A German experiment where heroin addicts are given the drug for free by the government is about to end, and some experts are calling the program a success, the BBC reported June 4.
The three-year program in Hamburg and six other cities supplies about 500 longtime heroin users with diamorphine, a chemically pure version of heroin. Supporters and participants say it has allowed users to work and maintain a relatively normal life.
Based on a similar Swiss project, the German heroin program aimed to compare heroin maintenance to methadone maintenance for opiate addicts. Participants in the project had failed at methadone maintenance in the past.
Researchers found that the heroin group fared better than participants in methadone maintenance. "Those on heroin stayed in treatment longer and the drop out is less than the methadone group," said researcher Christian Haasen of the University of Hamburg. "They had much less illicit drug use, using street heroin and cocaine, and so have better health records."
Of 90 heroin users who go to the Hamburg clinic to get the drug, 40 are now employed.
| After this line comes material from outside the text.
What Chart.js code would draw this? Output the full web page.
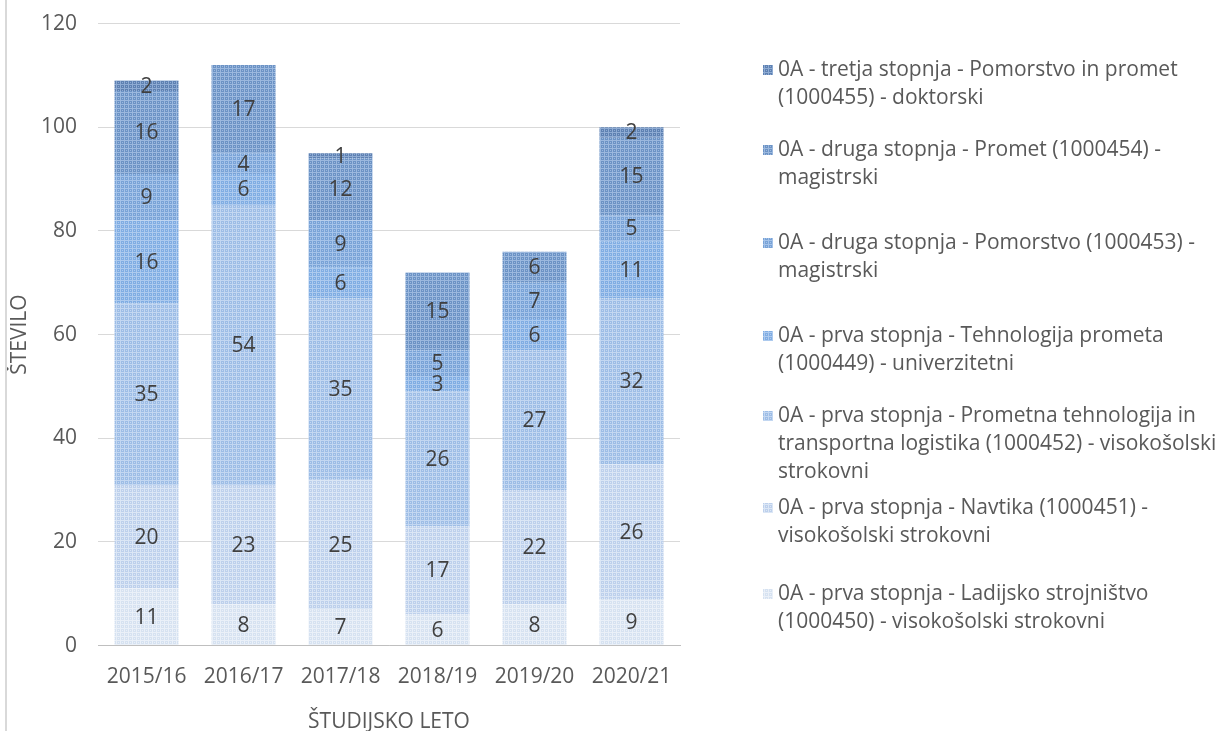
<!DOCTYPE html>
<html><head><meta charset="utf-8">
<script src="https://cdn.jsdelivr.net/npm/chart.js@4/dist/chart.umd.min.js"></script>
<style>
html,body{margin:0;padding:0;background:#fff;}
#wrap{position:relative;width:1226px;height:731px;overflow:hidden;}
#frame{position:absolute;left:5px;top:0;width:2px;height:731px;background:#d9d9d9;}
</style>
</head><body>
<div id="wrap"><canvas id="c" width="1226" height="731"></canvas><div id="frame"></div></div>
<script>
const categories = ['2015/16','2016/17','2017/18','2018/19','2019/20','2020/21'];
const ladijsko   = [11, 8, 7, 6, 8, 9];
const navtika    = [20, 23, 25, 17, 22, 26];
const prometnaTl = [35, 54, 35, 26, 27, 32];
const tehnPrometa= [16, 6, 6, 3, 6, 11];
const pomorstvo  = [9, 4, 9, 5, 7, 5];
const promet     = [16, 17, 12, 15, 6, 15];
const tretja     = [2, 0, 1, 0, 0, 2];
const yTicks = [0,20,40,60,80,100,120];

const seriesLabels = [
  ['0A - prva stopnja - Ladijsko strojništvo','(1000450) - visokošolski strokovni'],
  ['0A - prva stopnja - Navtika (1000451) -','visokošolski strokovni'],
  ['0A - prva stopnja - Prometna tehnologija in','transportna logistika (1000452) - visokošolski','strokovni'],
  ['0A - prva stopnja - Tehnologija prometa','(1000449) - univerzitetni'],
  ['0A - druga stopnja - Pomorstvo (1000453) -','magistrski'],
  ['0A - druga stopnja - Promet (1000454) -','magistrski'],
  ['0A - tretja stopnja - Pomorstvo in promet','(1000455) - doktorski']
];
const seriesData = [ladijsko, navtika, prometnaTl, tehnPrometa, pomorstvo, promet, tretja];
const baseColors  = ['#d6e2f1','#bdd0ec','#9dbde6','#80ade3','#79a3d7','#6c93c5','#5e81b2'];
const lightColors = ['#eaf0f8','#dbe6f5','#c3d7f1','#adcaee','#a5c3e9','#9bb8de','#8eabd3'];

const FONT = '"Open Sans", sans-serif';
const TXT = '#595959';

function makePattern(base, light){
  const t = document.createElement('canvas');
  t.width = 4; t.height = 4;
  const g = t.getContext('2d');
  g.fillStyle = base; g.fillRect(0,0,4,4);
  g.fillStyle = light;
  g.fillRect(0,0,4,1);
  g.fillRect(0,0,1,4);
  g.fillRect(2,2,1,1);
  return document.getElementById('c').getContext('2d').createPattern(t,'repeat');
}

const datasets = seriesData.map((d,i)=>({
  label: seriesLabels[i].join(' '),
  data: d,
  backgroundColor: makePattern(baseColors[i], lightColors[i]),
  borderWidth: 0,
  barPercentage: 0.66,
  categoryPercentage: 1.0
}));

const labelPlugin = {
  id:'segLabels',
  afterDatasetsDraw(chart){
    const ctx = chart.ctx;
    ctx.save();
    ctx.font = '21px ' + FONT;
    ctx.fillStyle = '#404040';
    ctx.textAlign = 'center';
    ctx.textBaseline = 'middle';
    chart.data.datasets.forEach((ds,di)=>{
      const meta = chart.getDatasetMeta(di);
      meta.data.forEach((el,i)=>{
        const v = ds.data[i];
        if(!v) return;
        const p = el.getProps(['x','y','base'], true);
        ctx.fillText(String(v), p.x, (p.y + p.base)/2 + 1);
      });
    });
    ctx.restore();
  }
};

const legendTops = [70,150,243,336,416,508,594];
const legendPlugin = {
  id:'sideLegend',
  afterDraw(chart){
    const ctx = chart.ctx;
    ctx.save();
    ctx.font = '21px ' + FONT;
    ctx.textBaseline = 'middle';
    ctx.textAlign = 'left';
    const n = chart.data.datasets.length;
    for(let k=0;k<n;k++){
      const di = n-1-k;
      const ds = chart.data.datasets[di];
      const y0 = legendTops[k];
      ctx.fillStyle = ds.backgroundColor;
      ctx.fillRect(763, y0-5, 10, 10);
      ctx.fillStyle = TXT;
      seriesLabels[di].forEach((line,li)=>{
        ctx.fillText(line, 778, y0 + li*28);
      });
    }
    // y axis title
    const ca = chart.chartArea;
    ctx.translate(20, (ca.top + ca.bottom)/2);
    ctx.rotate(-Math.PI/2);
    ctx.textAlign = 'center';
    ctx.fillText('ŠTEVILO', 0, 0);
    ctx.restore();
  }
};

new Chart(document.getElementById('c'), {
  type:'bar',
  data:{ labels: categories, datasets },
  options:{
    responsive:false,
    animation:false,
    layout:{ padding:{ left:30, right:546, top:16, bottom:-4 } },
    plugins:{ legend:{display:false}, tooltip:{enabled:false} },
    scales:{
      x:{
        stacked:true,
        grid:{ display:false, drawTicks:true, tickLength:14, tickColor:'rgba(0,0,0,0)' },
        border:{ display:true, color:'#bfbfbf', width:1 },
        ticks:{ font:{family:FONT, size:21}, color:TXT, padding:5 },
        title:{ display:true, text:'ŠTUDIJSKO LETO', font:{family:FONT, size:21}, color:TXT, padding:{top:15,bottom:0} }
      },
      y:{
        stacked:true,
        min:0, max:120,
        afterBuildTicks(scale){ scale.ticks = yTicks.map(v=>({value:v})); },
        grid:{ color:'#d9d9d9', drawTicks:true, tickLength:10, tickColor:'rgba(0,0,0,0)' },
        border:{ display:false },
        ticks:{ font:{family:FONT, size:21}, color:TXT, padding:11 },
        title:{ display:false }
      }
    }
  },
  plugins:[labelPlugin, legendPlugin]
});
</script>
</body></html>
Ludovic Leblanc, 32, is considered a success story: he gets two daily heroin injections at the clinic but works as a waiter at one of Hamburg's best Italian restaurants. His heroin dosage is now a quarter of what it was two years ago, and he hopes to be off the drug completely in a year.
"I couldn't have dreamed of that on methadone," he said. "After a year and a half on methadone, the dose stayed the same and I would go to get street heroin almost every night."
About 10 percent of program participants are similarly cutting down on their dose of heroin and "moving toward abstinence," officials said. Germany's heroin-overdose death rate is down, and police say that Hamburg's open drug scene has dwindled.
But the new conservative German government is less supportive of the program than their predecessors, questioning the program's cost benefits (heroin maintenance is more expensive that methadone maintenance).
"The results for the heroin group were only slightly better than those of the methadone group, and they may have been due to other factors than solely the prescription of heroin, like better social-services support and things like that," said Hamburg health minister Diedrich Wersich. "For us to give patients a daily kick on heroin cannot be seen as a permanent solution. Instead, we have to work to get them drug-free, and how can you say that's being done if the government is giving them a kick on heroin every day ... and besides will the taxpayer be prepared to pay for this?"